A further boot and allowing XP to install confirmed that yes, not as ordered, XP SP2 version Français.

But that did let me briefly admire the lovely screen, briefly get annoyed by the balloon help telling me there was a wifi network around (no, really?) every 20 seconds and a look at the system properties to further confirm that the hardware parts were all present and correct. Oh and it seems, Google desktop installed by default. The wifi worked. I assume the bluetooth did too, or at least I got a pretty blue light.

Initial impressions of build quality, sturdiness, hinges and lid locking are favourable.

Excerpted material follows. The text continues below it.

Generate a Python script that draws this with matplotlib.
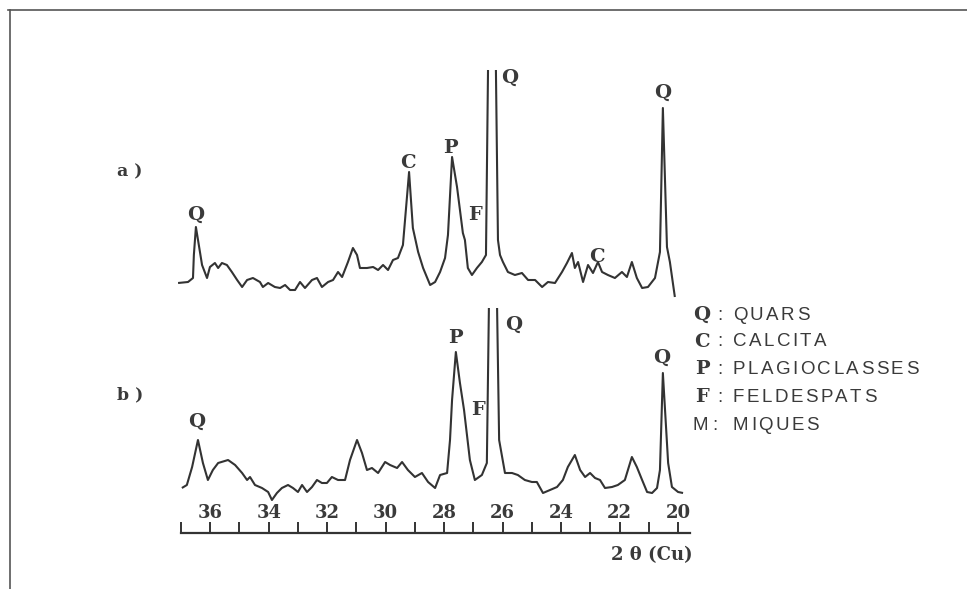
import matplotlib
matplotlib.use("Agg")
import matplotlib.pyplot as plt
from matplotlib.lines import Line2D
from matplotlib.ticker import FixedFormatter, FixedLocator
import numpy as np

# ---------------- data ----------------
# trace a): 2-theta (Cu) positions and relative intensities
theta_a = [37.10, 36.76, 36.59, 36.56, 36.49, 36.28, 36.11, 36.01, 35.84, 35.73,
           35.60, 35.43, 35.26, 35.08, 34.91, 34.74, 34.54, 34.30, 34.20, 34.02,
           33.79, 33.61, 33.44, 33.27, 33.10, 32.93, 32.76, 32.52, 32.35, 32.18,
           31.97, 31.80, 31.63, 31.49, 31.29, 31.12, 30.98, 30.88, 30.64, 30.43,
           30.26, 30.09, 29.92, 29.75, 29.58, 29.41, 29.20, 29.07, 28.89, 28.72,
           28.48, 28.31, 28.14, 27.97, 27.87, 27.73, 27.56, 27.46, 27.36, 27.29,
           27.19, 27.05, 26.88, 26.71, 26.57, 26.50, 26.23, 26.16, 26.09, 25.99,
           25.82, 25.58, 25.34, 25.13, 24.89, 24.65, 24.45, 24.21, 23.97, 23.80,
           23.63, 23.53, 23.42, 23.25, 23.08, 22.91, 22.74, 22.60, 22.40, 22.16,
           21.92, 21.75, 21.58, 21.41, 21.23, 21.03, 20.79, 20.62, 20.52, 20.38,
           20.28, 20.11]
int_a = [17, 18, 22, 45, 73, 35, 22, 33, 37, 32,
         37, 35, 28, 20, 13, 20, 22, 18, 13, 17,
         13, 12, 15, 10, 10, 18, 12, 20, 22, 13,
         18, 20, 28, 23, 38, 52, 45, 32, 32, 33,
         30, 35, 30, 40, 42, 55, 128, 72, 48, 32,
         15, 18, 28, 42, 65, 143, 113, 90, 67, 60,
         32, 25, 32, 38, 45, 230, 230, 60, 45, 38,
         28, 25, 27, 20, 20, 13, 18, 17, 28, 37,
         47, 32, 38, 18, 35, 27, 38, 28, 25, 22,
         28, 23, 38, 22, 12, 13, 22, 48, 192, 53,
         38, 3]

# trace b)
theta_b = [36.97, 36.80, 36.62, 36.42, 36.25, 36.08, 35.91, 35.73, 35.39, 35.15,
           34.91, 34.74, 34.64, 34.47, 34.23, 34.02, 33.89, 33.72, 33.55, 33.34,
           33.17, 33.00, 32.86, 32.69, 32.52, 32.35, 32.18, 32.01, 31.84, 31.63,
           31.39, 31.22, 30.98, 30.81, 30.64, 30.47, 30.26, 30.02, 29.85, 29.61,
           29.44, 29.24, 29.00, 28.76, 28.55, 28.31, 28.14, 27.90, 27.80, 27.73,
           27.60, 27.46, 27.32, 27.22, 27.12, 26.95, 26.71, 26.54, 26.47, 26.19,
           26.12, 25.92, 25.68, 25.48, 25.24, 25.00, 24.83, 24.62, 24.38, 24.14,
           23.94, 23.77, 23.53, 23.35, 23.18, 23.01, 22.84, 22.67, 22.50, 22.26,
           22.06, 21.82, 21.58, 21.41, 21.23, 21.06, 20.89, 20.72, 20.62, 20.52,
           20.34, 20.21, 20.00, 19.83]
int_b = [12, 15, 33, 60, 37, 20, 30, 37, 40, 35,
         27, 20, 23, 15, 12, 8, 0, 7, 12, 15,
         12, 8, 15, 8, 13, 20, 17, 17, 23, 20,
         20, 40, 60, 47, 30, 32, 27, 38, 35, 32,
         38, 30, 23, 27, 18, 12, 25, 27, 60, 100,
         148, 117, 90, 65, 40, 20, 25, 37, 192, 192,
         60, 27, 27, 25, 20, 18, 18, 7, 10, 13,
         20, 33, 45, 30, 23, 27, 22, 20, 12, 13,
         15, 20, 43, 33, 20, 8, 7, 12, 30, 127,
         37, 13, 8, 7]

clip_a = 230          # off-scale quartz peak (recorder clipped)
clip_b = 192
offset_a = 200        # vertical offset of trace a)

# peak labels: (letter, 2theta, intensity position)
labels_a = [("Q", 36.49, 85), ("C", 29.24, 137), ("P", 27.77, 152), ("F", 26.94, 85),
            ("Q", 25.75, 222), ("C", 22.77, 43), ("Q", 20.52, 207)]
labels_b = [("Q", 36.45, 78), ("P", 27.63, 162), ("F", 26.84, 90),
            ("Q", 25.61, 175), ("Q", 20.55, 142)]

legend_keys = ["Q", "C", "P", "F", "M"]
legend_names = ["QUARS", "CALCITA", "PLAGIOCLASSES", "FELDESPATS", "MIQUES"]

tick_major = [36, 34, 32, 30, 28, 26, 24, 22, 20]
tick_minor = [37, 35, 33, 31, 29, 27, 25, 23, 21]

# ---------------- drawing ----------------
W, H = 967, 589
fig = plt.figure(figsize=(W / 100, H / 100), dpi=100)
fig.patch.set_facecolor("white")
ax = fig.add_axes([0, 0, 1, 1])
ax.set_facecolor("none")

ink = "#333333"
txt = "#3a3a3a"
serif = ["DejaVu Serif"]
sans = ["Liberation Sans", "DejaVu Sans"]

# axis limits chosen so that the 2-theta scale sits where it does on the page
ax.set_xlim(37 + 181 / 29.24, 37 - (W - 181) / 29.24)
ax.set_ylim(500 - H, 500)


def draw_trace(theta, inten, clip, off):
    theta = np.asarray(theta)
    inten = np.asarray(inten, dtype=float)
    idx = np.where(inten >= clip)[0]
    i0, i1 = idx[0], idx[-1]
    ax.plot(theta[:i0 + 1], inten[:i0 + 1] + off, color=ink, lw=1.5,
            solid_joinstyle="round", solid_capstyle="butt")
    ax.plot(theta[i1:], inten[i1:] + off, color=ink, lw=1.5,
            solid_joinstyle="round", solid_capstyle="butt")


draw_trace(theta_a, int_a, clip_a, offset_a)
draw_trace(theta_b, int_b, clip_b, 0)

for s, t, y in labels_a:
    ax.text(t, y + offset_a, s, family=serif, fontweight="bold", fontsize=14,
            color=txt, ha="center", va="center")
for s, t, y in labels_b:
    ax.text(t, y, s, family=serif, fontweight="bold", fontsize=14,
            color=txt, ha="center", va="center")

# 2-theta axis drawn with the axes' own bottom spine
for sp in ["top", "right", "left"]:
    ax.spines[sp].set_visible(False)
ax.spines["bottom"].set_position(("data", 500 - 533))
ax.spines["bottom"].set_bounds(19.6, 37)
ax.spines["bottom"].set_color(ink)
ax.spines["bottom"].set_linewidth(1.6)
ax.yaxis.set_visible(False)
ax.xaxis.set_major_locator(FixedLocator(tick_major))
ax.xaxis.set_minor_locator(FixedLocator(tick_minor))
ax.xaxis.set_major_formatter(FixedFormatter([str(v) for v in tick_major]))
ax.tick_params(axis="x", which="both", direction="in", length=8, width=1.4,
               color=ink)
ax.tick_params(axis="x", which="major", pad=-21, labelsize=13, labelcolor=txt)
for lab in ax.get_xticklabels():
    lab.set_family(serif)
    lab.set_fontweight("bold")

fig.text(693 / W, 1 - 555 / H, "2 θ (Cu)", family=serif, fontweight="bold",
         fontsize=13, color=txt, ha="right", va="center")

# trace names
fig.text(117 / W, 1 - 172 / H, "a )", family=serif, fontweight="bold",
         fontsize=12.5, color=txt, ha="left", va="center")
fig.text(117 / W, 1 - 395 / H, "b )", family=serif, fontweight="bold",
         fontsize=12.5, color=txt, ha="left", va="center")

# legend (letter-spaced sans text)
renderer = fig.canvas.get_renderer()


def spaced_text(x_px, y_px, s, track_px, **kw):
    x = x_px
    for ch in s:
        t = fig.text(x / W, 1 - y_px / H, ch, ha="left", va="center", **kw)
        bb = t.get_window_extent(renderer=renderer)
        x += bb.width + track_px


ys = [315, 342, 369, 397, 425]
for k, n, y in zip(legend_keys, legend_names, ys):
    if k == "M":
        fig.text(692 / W, 1 - y / H, k, family=sans, fontsize=13.5, color=txt,
                 ha="left", va="center")
        fig.text(715 / W, 1 - y / H, ":", family=sans, fontsize=13.5, color=txt,
                 ha="center", va="center")
    else:
        fig.text(702 / W, 1 - y / H, k, family=serif, fontweight="bold",
                 fontsize=14, color=txt, ha="center", va="center")
        fig.text(720 / W, 1 - y / H, ":", family=sans, fontsize=13.5, color=txt,
                 ha="center", va="center")
    spaced_text(733, y, n, 2.4, family=sans, fontsize=13.5, color=txt)

# frame lines of the scanned page
fig.add_artist(Line2D([8 / W, 1], [1 - 10 / H, 1 - 10 / H], color="#555555",
                      lw=1.2, transform=fig.transFigure))
fig.add_artist(Line2D([10 / W, 10 / W], [1 - 10 / H, 0], color="#555555",
                      lw=1.2, transform=fig.transFigure))

fig.savefig("out.png", dpi=100, facecolor="white")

Pictures and more review soon.

Meanwhile I am downloading a ton of drivers and other dell software on another computer. Some of these are huge, I mean 90Mb? And I have a stock XP Pro US English version install CD and associated serial number, courtesy of my corporate IT guys.

OK, now I need to boot it again to see which exact DVD writer it is, Dell has a bunch of them listed for the M90 under optical drives.

I'm kinda tempted to run aquamark and 3Dmark, just to see what the preinstalled system is like, and so I can either feel jubilant or depondent when the reinstalled system is faster (hopefully) or slower.
post #10 of 10
Thread Starter 

keyboard

I notice that the M90 keyboard is firmer, more responsive and has less flex and rattle than either of the 8500s (one of which dates to before Dell 'fixed' the wobbly right side problem).

Which is good, as I do appreciate a well made keyboard.